Idaho’s unemployment rate last month ticked down to its lowest level in nearly two years.  The Idaho Department of Labor reports the seasonally adjusted rate dropped two-tenths of a percent to 8.8.  The national unemployment rate for October was 9.0 percent.

There are still at least 66,400 Idahoans without jobs, that’s down from 73,600 a year ago.  Idaho Department of Labor spokesman Bob Fick says those figures don’t include people who have stopped looking for work or who have part-time jobs but are wanting to work full-time.

Fick says it’s slightly unusual to see a drop in the unemployment rate between September and October, because that’s typically a time when seasonal employees are dropped from payrolls and join the job hunt.  “Employers reduced jobs by only 900, typically, it’s substantially more than that,” Fick says.  “During the expansion from 2002 to 2007 the average was 1,800 jobs lost between September and October.”
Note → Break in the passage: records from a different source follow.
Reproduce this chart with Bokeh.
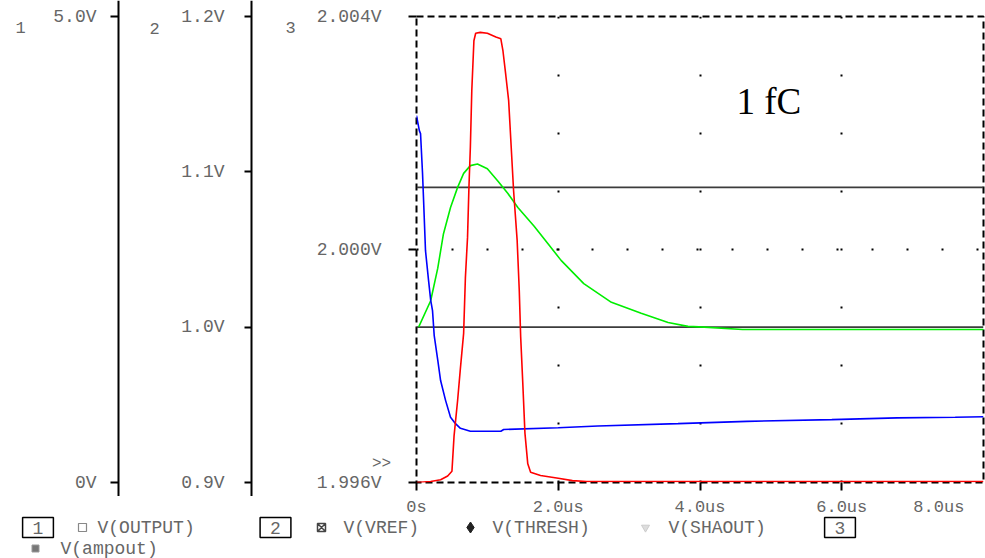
from bokeh.plotting import figure
from bokeh.models import Range1d, FixedTicker, Label, LinearAxis
from bokeh.layouts import row, column
from bokeh.embed import file_html
from bokeh.resources import INLINE

# ---------------- data (time in microseconds) ----------------
time_output_us = [0.0, 0.2, 0.34, 0.44, 0.5, 0.53, 0.58, 0.62, 0.665, 0.69, 0.72, 0.74, 0.76,
                  0.78, 0.81, 0.835, 0.9, 1.0, 1.12, 1.19, 1.22, 1.26, 1.30, 1.37, 1.42, 1.45,
                  1.47, 1.50, 1.53, 1.57, 1.61, 1.75, 2.0, 2.2, 2.4, 8.0]
v_output = [0.0, 0.01, 0.03, 0.07, 0.12, 0.5, 0.88, 1.23, 1.6, 2.2, 2.63, 3.17, 3.6,
            4.2, 4.74, 4.82, 4.83, 4.82, 4.78, 4.76, 4.63, 4.37, 4.1, 3.13, 2.6, 2.06,
            1.56, 1.06, 0.53, 0.2, 0.11, 0.075, 0.045, 0.02, 0.01, 0.01]

time_shaout_us = [0.03, 0.2, 0.30, 0.38, 0.48, 0.58, 0.665, 0.76, 0.86, 1.0, 1.15, 1.29,
                  1.43, 1.66, 1.85, 2.04, 2.36, 2.75, 3.17, 3.55, 3.83, 4.06, 4.6, 8.0]
v_shaout = [1.0, 1.017, 1.038, 1.060, 1.077, 1.090, 1.099, 1.104, 1.105, 1.102, 1.094, 1.086,
            1.077, 1.065, 1.054, 1.043, 1.028, 1.016, 1.009, 1.003, 1.0005, 1.0, 0.9985, 0.9985]

time_ampout_us = [0.0, 0.04, 0.057, 0.085, 0.10, 0.127, 0.17, 0.20, 0.226, 0.25, 0.30, 0.34,
                  0.41, 0.48, 0.55, 0.62, 0.76, 1.19, 1.23, 2.0, 2.56, 3.69, 4.66, 5.86,
                  6.78, 7.6, 8.0]
v_ampout = [2.0023, 2.00204, 2.00199, 2.00131, 2.00084, 1.99998, 1.99947, 1.99913, 1.99895,
            1.99852, 1.99810, 1.99775, 1.99741, 1.99712, 1.99701, 1.99693, 1.99688, 1.99688,
            1.99691, 1.99694, 1.99697, 1.99701, 1.99705, 1.99708, 1.99711, 1.99712, 1.99713]

time_ref_us = [0.0, 8.0]
v_vref = [1.0, 1.0]
v_thresh = [1.09, 1.09]

x_ticks_us = [0, 2, 4, 6]
x_tick_labels = ["0s", "2.0us", "4.0us", "6.0us"]
x_end_us = 8
x_end_label = "8.0us"
axis1_ticks = [0, 5]
axis1_labels = ["0V", "5.0V"]
axis2_ticks = [0.9, 1.0, 1.1, 1.2]
axis2_labels = ["0.9V", "1.0V", "1.1V", "1.2V"]
axis3_ticks = [1.996, 2.000, 2.004]
axis3_labels = ["1.996V", "2.000V", "2.004V"]
axis_numbers = ["1", "2", "3"]
legend_names = ["V(OUTPUT)", "V(VREF)", "V(THRESH)", "V(SHAOUT)", "V(ampout)"]
note_text = "1 fC"

# ---------------- layout / styling constants ----------------
MONO = "Liberation Mono"
GREY = "#666666"
FS = "18px"
PAGE_W, PAGE_H = 985, 558
ROW_H = 496               # height of the axes row
FRAME_TOP, FRAME_BOTTOM = 16, 482
LEFT_W = 404              # panel holding the three value axes
MAIN_W = PAGE_W - LEFT_W
MAIN_BL, MAIN_BR = 12, 2  # main plot borders -> frame spans 416..983
END_LABEL_POS = 7.37      # PSpice shifts the last time label inward

r1 = Range1d(axis1_ticks[0], axis1_ticks[-1])
r2 = Range1d(axis2_ticks[0], axis2_ticks[-1])
r3 = Range1d(axis3_ticks[0], axis3_ticks[-1])


def extended(lo, hi):
    """Same scale as the main frame, but over the full height of the left panel."""
    per_px = (hi - lo) / (FRAME_BOTTOM - FRAME_TOP)
    return Range1d(lo - (ROW_H - FRAME_BOTTOM) * per_px, hi + FRAME_TOP * per_px)


def style_axis(ax, ticks, labels, tick_out, standoff, line_color, size=FS):
    ax.ticker = FixedTicker(ticks=ticks)
    ax.major_label_overrides = dict(zip(ticks, labels))
    ax.minor_tick_line_color = None
    ax.major_tick_in = 0
    ax.major_tick_out = tick_out
    ax.major_tick_line_color = "black"
    ax.major_tick_line_width = 2
    ax.axis_line_color = line_color
    ax.axis_line_width = 2
    ax.major_label_standoff = standoff
    ax.major_label_text_font = MONO
    ax.major_label_text_font_size = size
    ax.major_label_text_color = GREY


def frame_text(x, y, txt, size="17px"):
    return Label(x=x, y=y, x_units="data", y_units="screen", text=txt,
                 text_font=MONO, text_font_size=size, text_color=GREY,
                 text_align="center", text_baseline="middle")


# ---------- left panel: value axes 1, 2 and 3 ----------
fL = figure(width=LEFT_W, height=ROW_H, x_range=Range1d(0, LEFT_W),
            y_range=extended(axis2_ticks[0], axis2_ticks[-1]),
            x_axis_location=None, y_axis_location=None, toolbar_location=None,
            output_backend="svg", min_border=0, outline_line_color=None,
            frame_align=False)
fL.extra_y_ranges = {"ax1": extended(axis1_ticks[0], axis1_ticks[-1]),
                     "ax3": extended(axis3_ticks[0], axis3_ticks[-1])}
fL.grid.visible = False

a1 = LinearAxis(y_range_name="ax1", fixed_location=118)
style_axis(a1, axis1_ticks, axis1_labels, 8, 14, "black")
fL.add_layout(a1, "left")

a2 = LinearAxis(fixed_location=251)
style_axis(a2, axis2_ticks, axis2_labels, 7, 20, "black")
fL.add_layout(a2, "left")

a3 = LinearAxis(y_range_name="ax3", fixed_location=LEFT_W)
style_axis(a3, axis3_ticks, axis3_labels, 0, 23, None)
a3.major_tick_line_color = None
fL.add_layout(a3, "left")

fL.add_layout(frame_text(20, ROW_H - 27, axis_numbers[0]))
fL.add_layout(frame_text(154, ROW_H - 28, axis_numbers[1]))
fL.add_layout(frame_text(290, ROW_H - 27, axis_numbers[2]))
fL.add_layout(frame_text(381, ROW_H - 463, ">>", "16px"))

# ---------- main plot ----------
p = figure(width=MAIN_W, height=ROW_H, x_range=Range1d(0, x_end_us), y_range=r3,
           toolbar_location=None, output_backend="svg",
           min_border_left=MAIN_BL, min_border_right=MAIN_BR, min_border_top=FRAME_TOP,
           min_border_bottom=ROW_H - FRAME_BOTTOM, frame_align=False)
p.extra_y_ranges = {"ax1": r1, "ax2": r2}
p.outline_line_color = "black"
p.outline_line_width = 2
p.outline_line_dash = "7 4"

# tick marks only (labels are drawn by the neighbouring panels)
style_axis(p.yaxis[0], axis3_ticks, [""] * len(axis3_ticks), 8, 0, None, "0px")
style_axis(p.xaxis[0], x_ticks_us, [""] * len(x_ticks_us), 8, 0, None, "0px")

p.xgrid.ticker = FixedTicker(ticks=x_ticks_us[1:])
p.xgrid.grid_line_color = "black"
p.xgrid.grid_line_width = 2
p.xgrid.grid_line_dash = "2 56"
p.ygrid.ticker = FixedTicker(ticks=[axis3_ticks[1]])
p.ygrid.grid_line_color = "black"
p.ygrid.grid_line_width = 2
p.ygrid.grid_line_dash = "2 33"

p.line(time_ref_us, v_thresh, y_range_name="ax2", line_color="#3c3c3c", line_width=1.6)
p.line(time_ref_us, v_vref, y_range_name="ax2", line_color="#3c3c3c", line_width=1.6)
p.line(time_shaout_us, v_shaout, y_range_name="ax2", line_color="#00ee00", line_width=1.6)
p.line(time_ampout_us, v_ampout, line_color="#0000ff", line_width=1.6)
p.line(time_output_us, v_output, y_range_name="ax1", line_color="#ff0000", line_width=1.6)

p.add_layout(Label(x=320, y=381, x_units="screen", y_units="screen", text=note_text,
                   text_font="Liberation Serif", text_font_size="37px",
                   text_color="black", text_baseline="middle"))

# ---------- bottom strip: time labels + legend ----------
LH = PAGE_H - ROW_H
px_per_us = (PAGE_W - MAIN_BR - LEFT_W - MAIN_BL) / x_end_us
t_left = -(LEFT_W + MAIN_BL) / px_per_us
t_right = t_left + PAGE_W / px_per_us

lg = figure(width=PAGE_W, height=LH, x_range=Range1d(0, PAGE_W), y_range=Range1d(0, LH),
            x_axis_location=None, y_axis_location=None, toolbar_location=None,
            output_backend="svg", min_border=0, outline_line_color=None,
            frame_align=False)
lg.extra_x_ranges = {"time": Range1d(t_left, t_right)}
lg.grid.visible = False

tx = LinearAxis(x_range_name="time", fixed_location=LH)
style_axis(tx, x_ticks_us, x_tick_labels, 0, 1, None, "17px")
tx.major_tick_line_color = None
lg.add_layout(tx, "below")

tx_end = LinearAxis(x_range_name="time", fixed_location=LH)
style_axis(tx_end, [END_LABEL_POS], [x_end_label], 0, 1, None, "17px")
tx_end.major_tick_line_color = None
lg.add_layout(tx_end, "below")

ROW1 = PAGE_H - 527
ROW2 = PAGE_H - 548


def box_label(x, txt):
    return Label(x=x, y=ROW1, text=txt, text_font=MONO, text_font_size=FS,
                 text_color=GREY, text_align="center", text_baseline="middle",
                 border_line_color="black", border_line_width=1.5, padding=(10, 4))


def name_label(x, y, txt):
    return Label(x=x, y=y, text=txt, text_font=MONO, text_font_size=FS,
                 text_color=GREY, text_align="left", text_baseline="middle")


lg.add_layout(box_label(37.5, axis_numbers[0]))
lg.scatter([82], [ROW1], marker="square", size=8, fill_color=None, line_color="#888888", line_width=1.2)
lg.add_layout(name_label(97, ROW1, legend_names[0]))

lg.add_layout(box_label(275, axis_numbers[1]))
lg.scatter([321], [ROW1], marker="square_x", size=8, fill_color=None, line_color="#444444", line_width=1.5)
lg.add_layout(name_label(343, ROW1, legend_names[1]))
lg.scatter([470], [ROW1], marker="diamond", size=11, fill_color="#222222", line_color="#222222")
lg.add_layout(name_label(492, ROW1, legend_names[2]))
lg.scatter([645], [ROW1], marker="inverted_triangle", size=8, fill_color="#dddddd", line_color="#cccccc")
lg.add_layout(name_label(668, ROW1, legend_names[3]))

lg.add_layout(box_label(839.5, axis_numbers[2]))

lg.scatter([35], [ROW2], marker="square", size=7, fill_color="#777777", line_color="#999999")
lg.add_layout(name_label(60, ROW2, legend_names[4]))

layout = column(row(fL, p), lg)
open("out.html", "w").write(file_html(layout, INLINE))
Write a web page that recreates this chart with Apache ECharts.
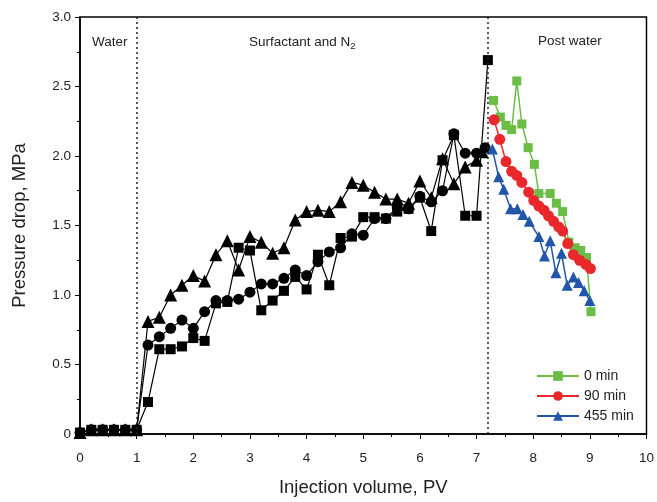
<!DOCTYPE html>
<html><head><meta charset="utf-8">
<script src="https://cdn.jsdelivr.net/npm/echarts@6/dist/echarts.min.js"></script>
<style>html,body{margin:0;padding:0;background:#fff}#c{width:657px;height:502px}</style>
</head><body><div id="c"></div>
<script>
// Surfactant + N2 phase (black series)
const sqX = [0,0.2,0.4,0.6,0.8,1.0,1.2,1.4,1.6,1.8,2.0,2.2,2.4,2.6,2.8,3.0,3.2,3.4,3.6,3.8,4.0,4.2,4.4,4.6,4.8,5.0,5.2,5.4,5.6,5.8,6.0,6.2,6.4,6.6,6.8,7.0,7.2];
const sqY = [0.01,0.03,0.03,0.03,0.03,0.03,0.23,0.61,0.61,0.63,0.69,0.67,0.94,0.95,1.34,1.32,0.89,0.96,1.03,1.13,1.04,1.29,1.07,1.41,1.42,1.56,1.56,1.55,1.60,1.62,1.70,1.46,1.97,2.15,1.57,1.57,2.69];
const ciX = [0,0.2,0.4,0.6,0.8,1.0,1.2,1.4,1.6,1.8,2.0,2.2,2.4,2.6,2.8,3.0,3.2,3.4,3.6,3.8,4.0,4.2,4.4,4.6,4.8,5.0,5.2,5.4,5.6,5.8,6.0,6.2,6.4,6.6,6.8,7.0,7.15];
const ciY = [0.01,0.03,0.03,0.03,0.03,0.03,0.64,0.70,0.76,0.82,0.76,0.88,0.96,0.96,0.97,1.02,1.08,1.08,1.12,1.18,1.14,1.24,1.31,1.34,1.44,1.43,1.55,1.55,1.63,1.62,1.71,1.67,1.75,2.16,2.02,2.02,2.06];
const trX = [0,0.2,0.4,0.6,0.8,1.0,1.2,1.4,1.6,1.8,2.0,2.2,2.4,2.6,2.8,3.0,3.2,3.4,3.6,3.8,4.0,4.2,4.4,4.6,4.8,5.0,5.2,5.4,5.6,5.8,6.0,6.2,6.4,6.6,6.8,7.0,7.1];
const trY = [0.01,0.03,0.03,0.03,0.03,0.03,0.81,0.84,1.00,1.07,1.14,1.10,1.29,1.39,1.18,1.42,1.38,1.30,1.34,1.54,1.60,1.61,1.60,1.67,1.81,1.79,1.74,1.69,1.69,1.66,1.82,1.70,1.98,1.80,1.92,1.97,2.03];
// Post water phase
const gX = [7.3,7.42,7.52,7.62,7.71,7.8,7.91,8.02,8.1,8.3,8.41,8.52,8.63,8.74,8.84,8.94,9.02];
const gY = [2.40,2.28,2.22,2.19,2.54,2.23,2.06,1.94,1.73,1.73,1.66,1.60,1.38,1.34,1.32,1.27,0.88];
const rX = [7.31,7.41,7.52,7.62,7.71,7.8,7.92,8.01,8.1,8.19,8.27,8.36,8.45,8.52,8.61,8.71,8.82,8.93,9.01];
const rY = [2.26,2.12,1.96,1.89,1.86,1.81,1.74,1.68,1.64,1.61,1.57,1.53,1.49,1.46,1.37,1.29,1.25,1.22,1.19];
const bX = [7.28,7.39,7.48,7.6,7.72,7.82,7.93,8.1,8.2,8.3,8.4,8.5,8.6,8.71,8.8,8.9,9.0];
const bY = [2.05,1.85,1.76,1.62,1.62,1.58,1.53,1.42,1.28,1.39,1.16,1.30,1.07,1.13,1.09,1.03,0.96];
const seriesNames = ['0 min','90 min','455 min'];
const phaseBounds = [1.0, 7.2];

const zip = (xs, ys) => xs.map((x, i) => [x, ys[i]]);
const FONT = 'Liberation Sans, Arial, sans-serif';
const chart = echarts.init(document.getElementById('c'), null, {renderer: 'canvas'});

function blackSeries(name, sym, size, xs, ys) {
  return {
    name: name, type: 'line', data: zip(xs, ys), symbol: sym, symbolSize: size,
    lineStyle: {color: '#000', width: 1.2}, itemStyle: {color: '#000'},
    showAllSymbol: true, z: 3, animation: false
  };
}
function colorSeries(name, sym, size, color, xs, ys) {
  return {
    name: name, type: 'line', data: zip(xs, ys), symbol: sym, symbolSize: size,
    lineStyle: {color: color, width: 1.5}, itemStyle: {color: color},
    showAllSymbol: true, z: 4, animation: false
  };
}

const s1 = blackSeries('sq', 'rect', 10, sqX, sqY);
s1.markLine = {
  silent: true, symbol: 'none', animation: false,
  lineStyle: {color: '#222', type: [2, 3], width: 1.5},
  label: {show: false},
  data: phaseBounds.map(v => ({xAxis: v}))
};

chart.setOption({
  animation: false,
  backgroundColor: '#fff',
  textStyle: {fontFamily: FONT},
  grid: {left: 80, right: 9, top: 17, bottom: 65, show: true, borderColor: '#000', borderWidth: 1.5},
  xAxis: {
    type: 'value', min: 0, max: 10, interval: 1,
    name: 'Injection volume, PV', nameLocation: 'middle', nameGap: 44,
    nameTextStyle: {fontSize: 18.5, color: '#222', fontFamily: FONT},
    axisLine: {lineStyle: {color: '#000', width: 1.5}},
    axisTick: {show: true, length: 5, lineStyle: {color: '#000'}},
    minorTick: {show: true, splitNumber: 2, length: 3, lineStyle: {color: '#000'}},
    splitLine: {show: false},
    axisLabel: {fontSize: 13.5, color: '#222', margin: 17, fontFamily: FONT}
  },
  yAxis: {
    type: 'value', min: 0, max: 3, interval: 0.5,
    name: 'Pressure drop, MPa', nameLocation: 'middle', nameGap: 51, nameRotate: 90,
    nameTextStyle: {fontSize: 18.5, color: '#222', fontFamily: FONT},
    axisLine: {show: true, lineStyle: {color: '#000', width: 1.5}},
    axisTick: {show: true, length: 5, lineStyle: {color: '#000'}},
    minorTick: {show: true, splitNumber: 2, length: 3, lineStyle: {color: '#000'}},
    splitLine: {show: false},
    axisLabel: {fontSize: 13.5, color: '#222', margin: 9, fontFamily: FONT,
      formatter: v => v === 0 ? '0' : v.toFixed(1)}
  },
  legend: {
    data: seriesNames, orient: 'vertical', left: 531, top: 364,
    itemWidth: 42, itemHeight: 12, itemGap: 6,
    textStyle: {fontSize: 14, color: '#222', fontFamily: FONT}
  },
  graphic: [
    {type: 'text', left: 92, top: 35, style: {text: 'Water', fontSize: 13.5, fill: '#222', fontFamily: FONT}},
    {type: 'text', left: 249, top: 35, style: {
      text: 'Surfactant and N{sub|2}', fontSize: 13.5, fill: '#222', fontFamily: FONT,
      rich: {sub: {fontSize: 9.5, verticalAlign: 'bottom', padding: [8, 0, 0, 0], fill: '#222', fontFamily: FONT}}
    }},
    {type: 'text', left: 538, top: 34, style: {text: 'Post water', fontSize: 13.5, fill: '#222', fontFamily: FONT}}
  ],
  series: [
    s1,
    blackSeries('ci', 'circle', 11, ciX, ciY),
    blackSeries('tr', 'triangle', 13, trX, trY),
    colorSeries(seriesNames[0], 'rect', 9, '#6abd45', gX, gY),
    colorSeries(seriesNames[1], 'circle', 11, '#e8282b', rX, rY),
    colorSeries(seriesNames[2], 'triangle', 11, '#2156a8', bX, bY)
  ]
});
</script></body></html>
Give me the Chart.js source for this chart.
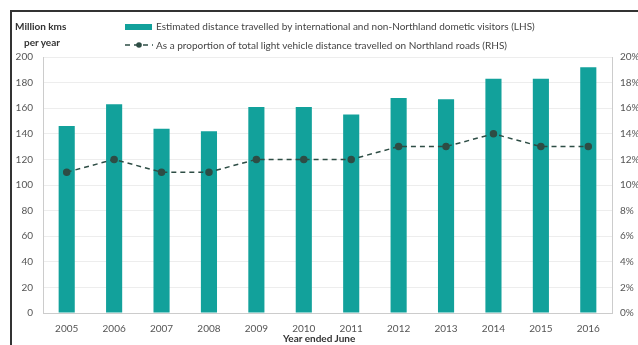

The state’s unemployment rate never reached into double-digits, it peaked at 9.7 percent in December through March.  Still, there are 15 counties in Idaho where the jobless rate is in double-digits.  Fick says most of those counties are rural and primarily resource based.  Two exceptions are Kootenai County, in the northern panhandle and Canyon County, in south-western Idaho.   “You did see a decline in the rates in both Kootenai and Canyon Counties the two urban counties that have been in double digits for over a year,” Fick says.  “While they’re still in double digits, they’re down in the 10-percent range.  That is another little piece of evidence that the economy has picked itself off the bottom.”

Adams County has the highest jobless rate in the state at 18.8 percent.  Owyhee County has the lowest rate at 5 percent.